Tucked deep within the remote, lush expanse of Belize’s Chiquibul Jungle, a single fallen ancient mahogany has grown from a forgotten logging mishap into one of the most extraordinary legends in modern music history. Decades after the tree was first left to rot in a ravine, acoustic guitars crafted from its rare, uniquely grained timber have left even the world’s most iconic musicians stunned, and become the most sought-after instruments on the global market.

The story of what insiders now simply call “the Tree” dates all the way back to 1965, when the territory was still known as British Honduras. Per reporting from Smithsonian Magazine, a team of working loggers stumbled across a massive, centuries-old mahogany that measured a full 12 feet across at its base and stretched 100 feet upward to meet the jungle’s closed canopy. When the crew began felling the gnarled giant, it tilted unexpectedly backward and crashed into a deep ravine, leaving it completely out of reach of the heavy tractors the team had brought to extract it. With no way to move the massive log, the loggers abandoned the site, and over generations, the tree’s existence faded into local jungle myth.

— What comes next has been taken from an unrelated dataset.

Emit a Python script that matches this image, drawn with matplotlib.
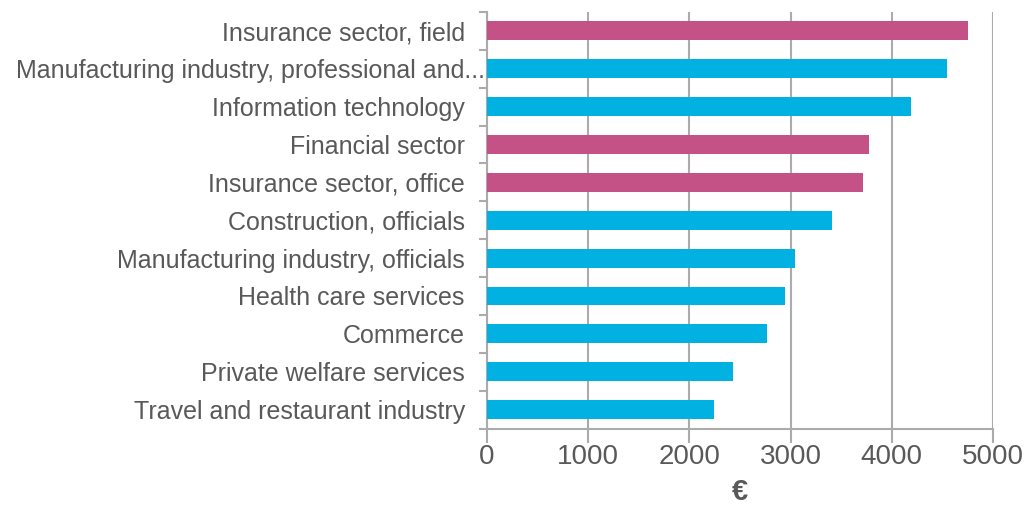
import matplotlib
matplotlib.use("Agg")
import matplotlib.pyplot as plt
import matplotlib.transforms as mtransforms
import numpy as np

categories = [
    "Insurance sector, field",
    "Manufacturing industry, professional and...",
    "Information technology",
    "Financial sector",
    "Insurance sector, office",
    "Construction, officials",
    "Manufacturing industry, officials",
    "Health care services",
    "Commerce",
    "Private welfare services",
    "Travel and restaurant industry",
]
values = [4750, 4550, 4190, 3775, 3715, 3410, 3040, 2945, 2765, 2430, 2240]
highlight = [True, False, False, True, True, False, False, False, False, False, False]
xticks = [0, 1000, 2000, 3000, 4000, 5000]
xlabel = "\u20ac"

MAGENTA = "#C45287"
CYAN = "#00B1E2"
GRID = "#ABABAB"
TEXT = "#595959"

plt.rcParams["font.family"] = ["Liberation Sans", "DejaVu Sans"]

fig = plt.figure(figsize=(10.34, 5.05), dpi=100)
ax = fig.add_axes([487 / 1034, 1 - 428.5 / 505, (993 - 487) / 1034, (428.5 - 12) / 505])

y = np.arange(len(categories))
colors = [MAGENTA if h else CYAN for h in highlight]
ax.barh(y, values, height=0.5, color=colors, zorder=3)

ax.set_ylim(len(categories) - 0.5, -0.5)
ax.set_xlim(0, 5000)
ax.set_xticks(xticks)
ax.set_xticklabels([str(t) for t in xticks], fontsize=20, color=TEXT)
ax.set_yticks(y)
ax.set_yticklabels(categories, fontsize=18, color=TEXT)
ax.set_yticks(np.arange(-0.5, len(categories)), minor=True)
ax.tick_params(axis="y", which="major", length=0, pad=16)
ax.tick_params(axis="y", which="minor", length=6, color=GRID, width=1.5)
ax.tick_params(axis="x", which="major", length=10, color=GRID, width=1.5, pad=1)

# the truncated long label reaches the axis in the reference
for lbl in ax.get_yticklabels():
    if lbl.get_text().endswith("..."):
        lbl.set_transform(lbl.get_transform() + mtransforms.ScaledTranslation(20 / 100, 0, fig.dpi_scale_trans))

ax.grid(axis="x", color=GRID, linewidth=1.5, zorder=0)
for s in ["top", "right"]:
    ax.spines[s].set_visible(False)
for s in ["left", "bottom"]:
    ax.spines[s].set_color(GRID)
    ax.spines[s].set_linewidth(1.5)

ax.set_xlabel(xlabel, fontsize=21, color=TEXT, labelpad=6, fontweight="bold")

fig.savefig("out.png", dpi=100, facecolor="white")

Decades later, that legend found its way to Robert Novak, a wood importer who had traveled to Belize to source rare rosewood for instrument building. When a local contact tipped him off about the forgotten fallen mahogany, Novak decided to trek deep into the jungle to see the tree for himself. “It was just very beautiful,” Novak shared in an interview with Acoustic Guitar Magazine. Extracting the massive log from the ravine turned into a months-long, grueling undertaking: the tree had to be cut into manageable sections one by one, dragged out of the steep ravine by hand, hauled 90 miles over rough terrain to the Belizean coast, then floated upriver to a working sawmill. When the operation was complete, the team had harvested nearly 12,000 board feet of flawless premium lumber, from a tree that forestry experts estimate was 500 years old when it fell.

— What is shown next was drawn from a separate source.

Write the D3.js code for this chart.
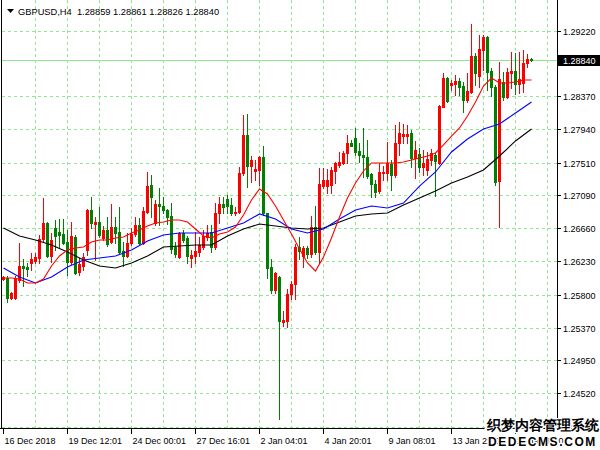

What luthiers discovered when they began working with the ancient mahogany was unlike any timber the global instrument-building community had ever encountered. As Smithsonian Magazine documents, the wood features three incredibly rare, distinct grain patterns: a blistered outline that resembles a topographical map of a mountain range, a deeply curled grain pattern known among woodworkers as “sausage,” and the rarest of all, a repeating tortoiseshell mottling that has never been found in any other mahogany. For Belize, mahogany has long been a core part of national identity – the tree is even featured on the country’s official flag, flanked by two loggers holding their traditional trade tools.

For the world-class musicians who have had the chance to play guitars crafted from “the Tree,” the experience evokes a near-spiritual reverence few other instruments can match. When Slash, the legendary lead guitarist of Guns N’ Roses, first picked up his custom acoustic built from the tree’s timber, he told Acoustic Guitar Magazine he expected nothing out of the ordinary. “I thought, ‘OK, let’s get this over with,’” he recalled of the first encounter. Instead, he was immediately stopped in his tracks. “When I picked it up, I was completely humbled. It was a shock-and-awe moment. It changed everything I’d ever thought about acoustic guitars.”

Other leading names in acoustic music, including fingerstyle virtuoso Andy McKee and Dire Straits co-founder David Knopfler, also count custom “Tree” guitars among their most prized instruments. One renowned British guitarist even sold off his entire collection of 14 existing instruments just to afford a single guitar made from the rare wood, and has said he would make the same choice again. Prices for new guitars built from “the Tree” start at roughly $30,000, with rare pre-owned models selling for far more at auction.

Today, the remaining supply of the rare mahogany is dwindling rapidly. Jay Howlett, a wood researcher who has spent more than a decade tracking down forgotten stashes of the timber hidden in garages, barns, and independent luthier workshops across the world, estimates that only 400 to 600 board feet of usable lumber remains. That is enough wood to build at most 600 more guitars – and once that supply is exhausted, it will be gone forever, with no other tree matching its unique characteristics ever discovered.

Novak, the man who pulled the legend out of the Belizean jungle decades ago, says he still finds it surprising that the ancient tree has become such a revered name in music circles, with instrument builders and collectors simply referring to it as “the Tree.” “It’s very beautiful,” he said, “and it should get attention.”

What started as an abandoned log lost in Chiquibul’s dense green canopy has grown into a gift that keeps giving to the global music community. The world has gotten centuries of beautiful music from the tree that Chiquibul gave up, and Belize – a small Central American nation often overlooked in global music history – has given the world a treasure far greater than it has ever been credited for.